Gonzalez v. Raich and the Future of Federalism:

A draft of my forthcoming Cornell Journal of Law & Public Policy symposium article on Gonzalez v. Raich (the medical marijuana case) is now available at SSRN. Longtime VC readers and con law mavens may be interested to know that the article to some extent takes issue with the somewhat less pessimistic interpretation of Raich advanced by co-blogger Randy Barnett here.

Here's the abstract:

The Supreme Court's recent decision in Gonzales v. Raich marks a watershed moment in the development of judicial federalism. If it has not quite put an end to the Rehnquist Court's "federalism revolution," it certainly represents a major step in that direction. In this Article, I contend that Raich represents a major - possibly even terminal - setback for efforts to impose meaningful judicial constraints on Congress' Commerce Clause powers.

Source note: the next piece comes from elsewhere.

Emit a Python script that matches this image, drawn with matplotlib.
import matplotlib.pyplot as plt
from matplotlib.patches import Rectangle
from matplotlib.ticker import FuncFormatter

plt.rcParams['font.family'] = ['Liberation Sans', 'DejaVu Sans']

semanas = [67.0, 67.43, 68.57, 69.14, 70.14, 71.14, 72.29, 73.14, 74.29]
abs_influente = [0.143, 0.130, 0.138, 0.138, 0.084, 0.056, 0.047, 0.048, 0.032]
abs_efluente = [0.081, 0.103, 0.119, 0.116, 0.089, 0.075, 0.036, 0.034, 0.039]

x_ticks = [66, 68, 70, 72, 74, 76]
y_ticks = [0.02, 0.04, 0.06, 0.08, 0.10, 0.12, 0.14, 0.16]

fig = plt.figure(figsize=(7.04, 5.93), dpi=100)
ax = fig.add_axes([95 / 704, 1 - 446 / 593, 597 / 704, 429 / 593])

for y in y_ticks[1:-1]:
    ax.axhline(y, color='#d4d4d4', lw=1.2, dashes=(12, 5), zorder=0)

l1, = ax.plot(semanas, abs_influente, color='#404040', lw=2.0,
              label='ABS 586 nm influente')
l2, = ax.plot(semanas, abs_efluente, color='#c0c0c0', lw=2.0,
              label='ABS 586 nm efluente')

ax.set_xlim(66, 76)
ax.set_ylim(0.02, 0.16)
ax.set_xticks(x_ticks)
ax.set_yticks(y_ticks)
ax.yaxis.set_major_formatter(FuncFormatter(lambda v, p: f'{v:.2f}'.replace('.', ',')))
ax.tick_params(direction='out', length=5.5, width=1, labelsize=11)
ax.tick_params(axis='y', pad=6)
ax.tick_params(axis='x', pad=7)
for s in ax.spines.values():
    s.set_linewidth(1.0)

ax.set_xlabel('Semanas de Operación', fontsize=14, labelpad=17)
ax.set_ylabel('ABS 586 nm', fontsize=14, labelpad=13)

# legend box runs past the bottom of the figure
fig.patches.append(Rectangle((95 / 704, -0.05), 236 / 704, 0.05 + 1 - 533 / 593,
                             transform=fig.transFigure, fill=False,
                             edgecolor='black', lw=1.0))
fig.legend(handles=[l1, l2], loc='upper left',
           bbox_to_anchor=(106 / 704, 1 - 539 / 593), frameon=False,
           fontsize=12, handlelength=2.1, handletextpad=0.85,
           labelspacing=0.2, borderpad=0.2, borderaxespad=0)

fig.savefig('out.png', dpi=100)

Raich undermines judicial enforcement of federalism in three interlocking ways: by adopting an essentially limitless definition of "economic activity" thereby ensuring that virtually any activity can be "aggregated" to produce the "substantial affect [on] interstate commerce" required to legitimate congressional regulation under Lopez v. United States and Morrison v. United States; by making it easier for Congress to impose controls on even "noneconomic" activity by claiming that it is part of a broader "regulatory scheme"; and finally, by restoring the so-called "rational basis" test . . . The Supreme Court's recent seemingly pro-federalism decisions in Gonzales v. Oregon and Rapanos v. Army Corps of Engineers actually do little or nothing to mitigate the impact of Raich.

I also contend that the Raich decision is misguided on both textual and structural grounds. The text of the Constitution does not support the nearly unlimited congressional power endorsed in Raich. Such unlimited power also undercuts some of the major structural advantages of federalism, including diversity, the ability to "vote with your feet," and interstate competition for residents.

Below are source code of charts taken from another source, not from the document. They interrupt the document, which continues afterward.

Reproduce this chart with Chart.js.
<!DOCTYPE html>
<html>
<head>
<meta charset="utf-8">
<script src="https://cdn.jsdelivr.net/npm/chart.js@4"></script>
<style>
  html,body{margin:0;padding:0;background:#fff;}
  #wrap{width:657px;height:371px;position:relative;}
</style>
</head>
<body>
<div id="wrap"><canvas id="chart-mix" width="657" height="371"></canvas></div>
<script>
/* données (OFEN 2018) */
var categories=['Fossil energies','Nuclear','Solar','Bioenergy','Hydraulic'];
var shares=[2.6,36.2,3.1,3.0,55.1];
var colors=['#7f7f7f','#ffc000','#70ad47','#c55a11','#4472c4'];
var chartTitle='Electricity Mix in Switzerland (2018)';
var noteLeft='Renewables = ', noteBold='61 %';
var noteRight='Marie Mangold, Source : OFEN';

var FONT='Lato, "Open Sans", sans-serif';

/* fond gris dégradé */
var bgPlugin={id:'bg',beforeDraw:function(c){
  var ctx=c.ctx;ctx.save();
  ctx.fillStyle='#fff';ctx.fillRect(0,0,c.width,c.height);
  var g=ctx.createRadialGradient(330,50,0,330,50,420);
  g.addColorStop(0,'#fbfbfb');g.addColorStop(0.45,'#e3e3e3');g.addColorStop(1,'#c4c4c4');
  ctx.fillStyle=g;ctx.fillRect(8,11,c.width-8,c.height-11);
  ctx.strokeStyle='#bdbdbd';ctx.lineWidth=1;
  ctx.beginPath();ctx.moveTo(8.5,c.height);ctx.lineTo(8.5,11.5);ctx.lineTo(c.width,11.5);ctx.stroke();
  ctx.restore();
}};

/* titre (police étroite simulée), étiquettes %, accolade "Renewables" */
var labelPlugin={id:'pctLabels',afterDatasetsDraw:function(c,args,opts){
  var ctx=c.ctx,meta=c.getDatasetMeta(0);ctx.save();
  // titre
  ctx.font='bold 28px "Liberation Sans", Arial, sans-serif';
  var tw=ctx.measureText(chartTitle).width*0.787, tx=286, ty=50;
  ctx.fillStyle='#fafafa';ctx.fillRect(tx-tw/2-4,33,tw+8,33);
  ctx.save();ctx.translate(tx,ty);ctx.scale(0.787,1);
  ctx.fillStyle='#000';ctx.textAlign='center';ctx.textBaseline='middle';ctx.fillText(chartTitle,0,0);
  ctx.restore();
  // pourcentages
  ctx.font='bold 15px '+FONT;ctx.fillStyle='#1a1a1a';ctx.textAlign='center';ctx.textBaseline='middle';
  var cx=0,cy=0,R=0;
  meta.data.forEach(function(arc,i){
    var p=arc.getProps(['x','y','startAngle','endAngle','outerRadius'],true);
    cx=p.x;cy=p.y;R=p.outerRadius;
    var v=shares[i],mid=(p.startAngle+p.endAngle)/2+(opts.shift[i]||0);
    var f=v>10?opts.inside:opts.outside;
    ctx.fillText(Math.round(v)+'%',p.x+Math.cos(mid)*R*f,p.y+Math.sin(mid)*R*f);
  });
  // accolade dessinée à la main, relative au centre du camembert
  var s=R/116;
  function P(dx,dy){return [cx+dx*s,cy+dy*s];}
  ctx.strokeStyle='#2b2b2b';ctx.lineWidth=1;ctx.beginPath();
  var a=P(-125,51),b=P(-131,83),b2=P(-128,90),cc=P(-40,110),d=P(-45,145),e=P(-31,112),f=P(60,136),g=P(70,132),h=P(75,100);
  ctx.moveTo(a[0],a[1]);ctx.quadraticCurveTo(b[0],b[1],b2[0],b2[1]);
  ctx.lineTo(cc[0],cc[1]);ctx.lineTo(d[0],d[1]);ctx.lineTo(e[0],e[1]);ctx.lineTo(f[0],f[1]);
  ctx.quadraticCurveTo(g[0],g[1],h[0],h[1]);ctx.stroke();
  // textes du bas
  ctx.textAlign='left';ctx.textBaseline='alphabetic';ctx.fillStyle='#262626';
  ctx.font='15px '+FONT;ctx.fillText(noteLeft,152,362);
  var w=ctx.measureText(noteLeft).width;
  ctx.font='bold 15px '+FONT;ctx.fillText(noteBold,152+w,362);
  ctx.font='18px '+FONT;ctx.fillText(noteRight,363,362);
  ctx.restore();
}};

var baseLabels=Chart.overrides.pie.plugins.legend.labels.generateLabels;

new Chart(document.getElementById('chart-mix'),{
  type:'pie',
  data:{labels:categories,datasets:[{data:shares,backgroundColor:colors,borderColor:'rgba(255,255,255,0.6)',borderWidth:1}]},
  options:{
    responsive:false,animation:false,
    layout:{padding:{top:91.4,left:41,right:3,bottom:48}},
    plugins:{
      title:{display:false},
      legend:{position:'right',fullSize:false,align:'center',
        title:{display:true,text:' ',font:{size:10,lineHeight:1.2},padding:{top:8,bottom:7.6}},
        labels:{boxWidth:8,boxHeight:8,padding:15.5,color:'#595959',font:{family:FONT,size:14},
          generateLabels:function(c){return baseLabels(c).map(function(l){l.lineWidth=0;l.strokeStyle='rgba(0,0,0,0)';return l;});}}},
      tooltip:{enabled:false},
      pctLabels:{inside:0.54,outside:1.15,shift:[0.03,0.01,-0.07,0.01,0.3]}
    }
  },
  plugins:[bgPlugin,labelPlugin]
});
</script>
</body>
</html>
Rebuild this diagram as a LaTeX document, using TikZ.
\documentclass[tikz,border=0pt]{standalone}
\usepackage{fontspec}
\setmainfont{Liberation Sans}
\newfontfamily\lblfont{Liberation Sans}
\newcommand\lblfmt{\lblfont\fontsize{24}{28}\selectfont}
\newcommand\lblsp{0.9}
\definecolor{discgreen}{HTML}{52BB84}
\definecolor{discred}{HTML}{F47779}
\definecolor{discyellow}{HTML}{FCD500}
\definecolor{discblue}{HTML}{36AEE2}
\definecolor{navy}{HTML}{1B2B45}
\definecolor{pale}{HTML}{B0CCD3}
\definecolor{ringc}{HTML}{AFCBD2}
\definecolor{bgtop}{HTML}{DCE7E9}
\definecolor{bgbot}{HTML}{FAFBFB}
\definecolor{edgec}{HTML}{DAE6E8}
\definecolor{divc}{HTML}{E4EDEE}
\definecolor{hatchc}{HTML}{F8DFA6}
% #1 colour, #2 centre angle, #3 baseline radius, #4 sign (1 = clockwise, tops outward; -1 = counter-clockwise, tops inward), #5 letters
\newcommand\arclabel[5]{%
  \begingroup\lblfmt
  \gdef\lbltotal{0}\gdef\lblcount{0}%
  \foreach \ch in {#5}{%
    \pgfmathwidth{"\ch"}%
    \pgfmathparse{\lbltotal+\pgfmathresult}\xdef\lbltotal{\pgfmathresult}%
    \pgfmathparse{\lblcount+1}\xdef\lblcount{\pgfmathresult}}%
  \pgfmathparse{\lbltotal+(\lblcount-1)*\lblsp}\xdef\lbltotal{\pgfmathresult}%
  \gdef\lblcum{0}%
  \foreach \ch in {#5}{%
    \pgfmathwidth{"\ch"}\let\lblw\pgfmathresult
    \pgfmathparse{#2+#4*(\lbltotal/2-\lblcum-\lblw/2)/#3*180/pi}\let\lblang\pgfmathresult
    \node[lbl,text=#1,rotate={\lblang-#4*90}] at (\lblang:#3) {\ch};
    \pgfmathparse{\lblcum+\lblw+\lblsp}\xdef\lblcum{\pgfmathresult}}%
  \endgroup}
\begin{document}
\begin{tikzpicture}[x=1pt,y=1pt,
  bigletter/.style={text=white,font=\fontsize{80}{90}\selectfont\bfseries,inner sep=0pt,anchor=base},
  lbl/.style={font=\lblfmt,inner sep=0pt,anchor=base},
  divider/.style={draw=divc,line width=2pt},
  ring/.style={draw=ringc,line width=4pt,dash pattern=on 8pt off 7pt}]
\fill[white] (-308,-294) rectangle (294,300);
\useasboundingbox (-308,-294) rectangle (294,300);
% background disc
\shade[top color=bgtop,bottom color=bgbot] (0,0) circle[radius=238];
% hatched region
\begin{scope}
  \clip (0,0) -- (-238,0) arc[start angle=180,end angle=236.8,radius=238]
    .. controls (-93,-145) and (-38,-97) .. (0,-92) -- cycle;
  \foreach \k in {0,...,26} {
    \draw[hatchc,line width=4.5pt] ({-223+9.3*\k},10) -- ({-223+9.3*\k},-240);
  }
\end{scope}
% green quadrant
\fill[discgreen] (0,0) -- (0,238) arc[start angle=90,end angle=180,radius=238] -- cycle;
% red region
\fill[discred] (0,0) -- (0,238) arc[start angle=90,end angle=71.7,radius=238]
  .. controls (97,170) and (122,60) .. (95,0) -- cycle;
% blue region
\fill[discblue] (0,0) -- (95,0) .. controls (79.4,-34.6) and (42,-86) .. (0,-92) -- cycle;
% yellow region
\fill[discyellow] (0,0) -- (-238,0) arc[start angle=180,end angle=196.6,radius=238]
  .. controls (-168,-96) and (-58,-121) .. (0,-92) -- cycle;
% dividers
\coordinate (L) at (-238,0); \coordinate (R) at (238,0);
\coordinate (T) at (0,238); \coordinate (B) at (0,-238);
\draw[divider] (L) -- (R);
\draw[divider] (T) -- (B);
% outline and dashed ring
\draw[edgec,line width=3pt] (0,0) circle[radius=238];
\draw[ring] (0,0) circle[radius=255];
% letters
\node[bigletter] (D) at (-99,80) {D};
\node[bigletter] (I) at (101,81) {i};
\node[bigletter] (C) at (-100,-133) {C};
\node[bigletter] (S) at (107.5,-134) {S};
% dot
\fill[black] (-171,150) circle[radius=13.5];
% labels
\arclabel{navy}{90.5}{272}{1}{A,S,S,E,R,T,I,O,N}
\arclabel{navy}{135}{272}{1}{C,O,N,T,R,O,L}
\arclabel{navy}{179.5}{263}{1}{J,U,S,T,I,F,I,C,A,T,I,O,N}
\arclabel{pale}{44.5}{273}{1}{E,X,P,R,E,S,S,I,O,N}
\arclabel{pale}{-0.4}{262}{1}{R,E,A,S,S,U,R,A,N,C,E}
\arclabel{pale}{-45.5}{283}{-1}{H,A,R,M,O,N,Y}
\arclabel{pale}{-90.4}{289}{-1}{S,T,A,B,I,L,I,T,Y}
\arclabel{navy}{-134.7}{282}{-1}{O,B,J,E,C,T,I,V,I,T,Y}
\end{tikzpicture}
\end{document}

Raich's undercutting of federalism by upholding the power of Congress to ban the possession of homegrown medical marijuana closely parallels legal developments during the Prohibition era of the 1920s. In both periods, the establishment of a nationwide prohibition regime greatly eroded decentralized federalism, in part because the Supreme Court accepted the government's claims that the power to regulate a market in prohibited substances necessarily required comprehensive regulation of virtually all sale or possession of the commodities in question.

The future of judicial federalism may depend not just on the precise doctrinal impact of Raich, but on the possibility that liberal jurists and political activists may come to recognize that they have an interest in limiting congressional power. A cross-ideological coalition for judicial enforcement of federalism would be far more formidable than today's narrow alliance between some conservatives and libertarians. Ironically, the Raich decision, in combination with other recent developments, may help bring about such a result.